The people make Burning Man. What is astounding is that everything you see is the result of some person or groups self-expression. No logos allowed (only Budget Rental' and 'U-Haul' were occasionally on display, but often in subverted form).

'Art Cars' roam the playa and adapted 'Art Bikes' - each one choosing fun over function. From the cartoon like...
... to the surreal:

The delightful wit kept a smile glued to my face. Some favorites were the 'Hug Deli' (I chose the 'Slow, Awkward Hug' out of intrigue. Yes it was)....

...and the BRC Police, on the prowl to enforce good humour:

The exuberance came through in the 'What, Where, When' book of listings for BRC events, classes, happenings etc, some of which included:
'Black Rock Gang Watergun Shootout'; 'Pimp My Bike'; 'Adopt a Trained Sock Monkey'; 'Start Your Own Cult'; 'Laughter Yoga'; 'Holocaust Remembrance Ceremony'; 'BRC Annual Kite Fly'; 'Utah Bob Has a Rash'; 'Lockpicking 101'; 'Rub Sid's Feet'; 'Socially Appropriate Burp Day'; 'Snowball Fight'; 'Couples Smooching Workshop'; 'Global Dream Crystal Grid Activation'; 'How to Start a Housing Co-op'; 'Orange Peel Sculpture Workshop'; 'Erotic Rope Bondage 101'; 'Tent Folding Clinic'; 'Nuclear Reactor and Fusion Workshop'.
Some typical entries:
Monday-Sunday, 11.00am - 12.00pm
Abuse by Andrew
Camping with a moron? Tired of your significant other? Know someone you can't stand? Bring them for a little abuse by Andrew!

Thursday, 6:00pm - 7:00pm
Gondwanaland Bike Race
Millions of years ago, a noble union blessed this planet: The supercontinent Gondwanaland. Today we race in opposition to tectonic drift.
Wednesday, 8:00pm - 9:00pm
Cancer Walk to the Temple
Join burner cancer survivors & loved ones to walk to the temple and joyfully SHOUT out being alive! Meet at the temple (12) side of the Man.
Looking through the guide on the first day I felt overwhelmed by the options. But I quickly learned that every day at Burning Man is best experienced like a road trip. You set off and just see where you end up. Every Burner's day will be different, every one full of its own wonders. Like coming upon a slip'n'slide:

Night time on the Playa

At night Black Rock City really comes alive. Like some giant anthropic coral reef, the Playa is a sea of neon shapes, spectacular fire shows and incredible Art Cars swirling past you.

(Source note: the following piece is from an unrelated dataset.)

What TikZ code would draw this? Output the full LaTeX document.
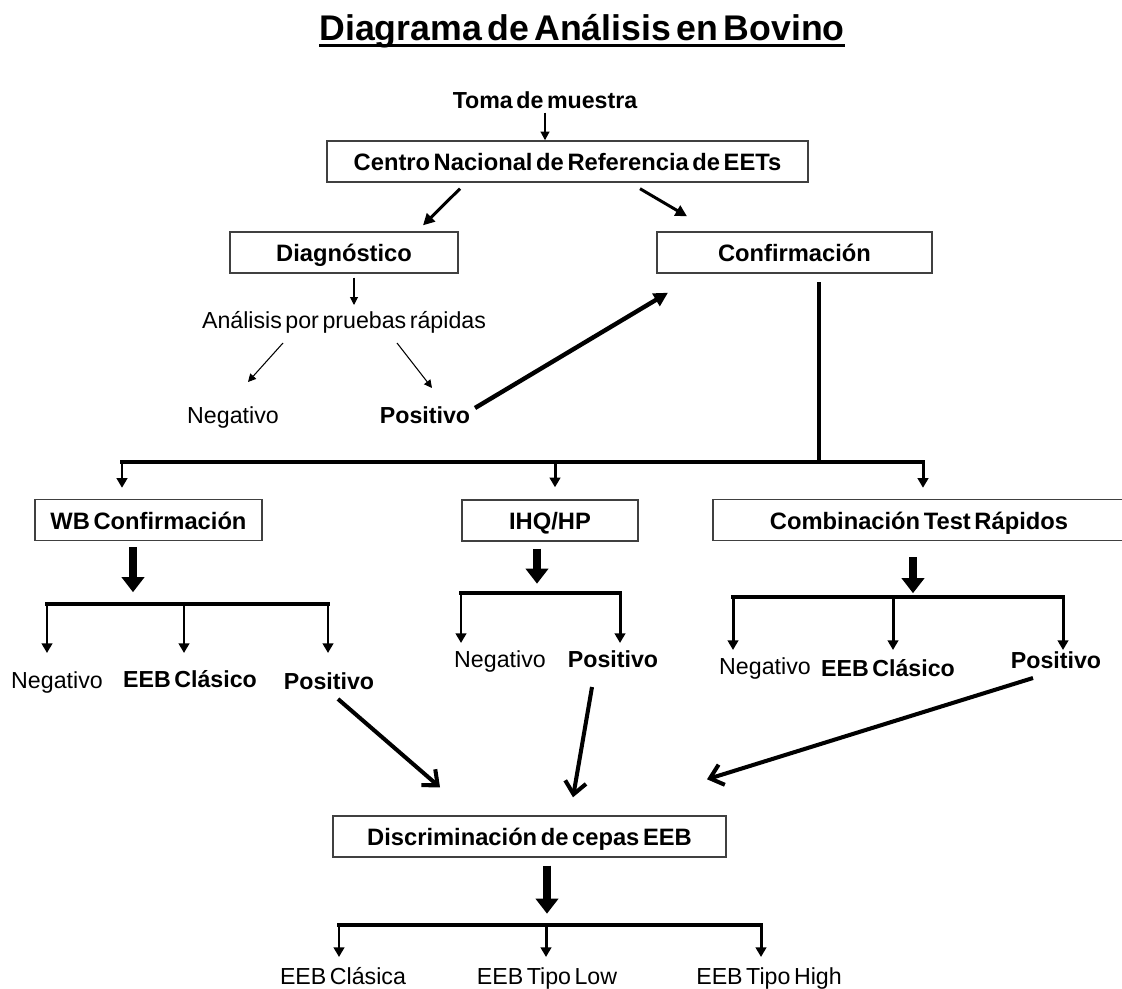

The clubs are unreal and it's easy to feel you've landed in The Matrix...

The meaning of Burning Man

I asked people I met what word they'd choose to sum up Burning Man:
"Freedom. There are just two rules: don't be violent; and pick up your crap."

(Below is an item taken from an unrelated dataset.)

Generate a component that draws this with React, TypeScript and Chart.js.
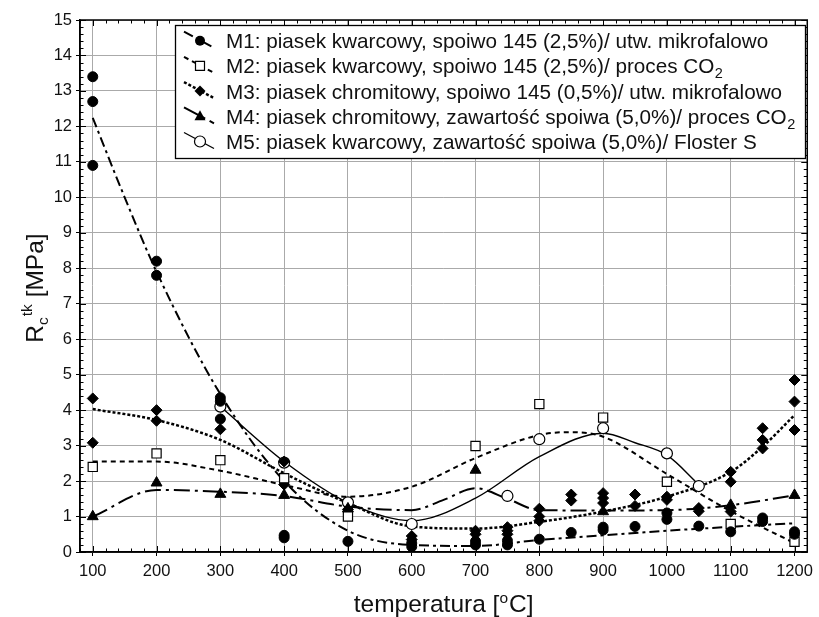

"Life. Being alive. Feeling alive" Alabaster

"Community. And communication. Sharing and opening up. Seeing people as unique, aside from all the boxes we put each other in, aside from the commercial" Scott

"Awakening. My first Burning Man was last year and I found something profound. People are so welcoming and I didn't feel judged by anybody. Release is the one word to describe this temple [see video below]. Everybody has something they want to release." Ramsey, pictured below with his girlfriend Krista

For me, my favourite poem fitted perfectly with the spirit of Burning Man. Not only does Omar Khayyam's 'Rhubaiyat' passionately preach 'carpe diem' and loving life while it lasts, but written in 12th Century Persia, it's desert imagery came alive on the Playa:
Ah, make the most of what we may yet spend,
Before we too into the Dust descent;
Dust into Dust, and under Dust, to lie,
Sans Wine, sans Song, sans Singer, and - sans End!
I gifted verses to people, scrawled on post-it notes, handed out from my briefcase or bowler hat.

My best day

Dust-storm's swept the Playa...

And from the Temple humankind
seemed glorious and fragile...

With face mask and goggles sealed,
I wandered further into the whiteout,

finding a huge teepee of many-nations...

There we mixed new cocktails
and donned prom dresses,
their price tags
still attached...

Adopted by some crazy Californian's,
I joined them in their Cherry Pie

as we set off in the blizzard,
a meter or less, navigating by
occasional glimpses of the sun...

Finding our way back to the Esplanade
we took shelter in the Moonshine Bar,
and I ordered a drink for myself
and my bowling ball Louise
(the most unusual piece of MOOP yet)

Thank you Burning Man, thank you Burners... God Bless America!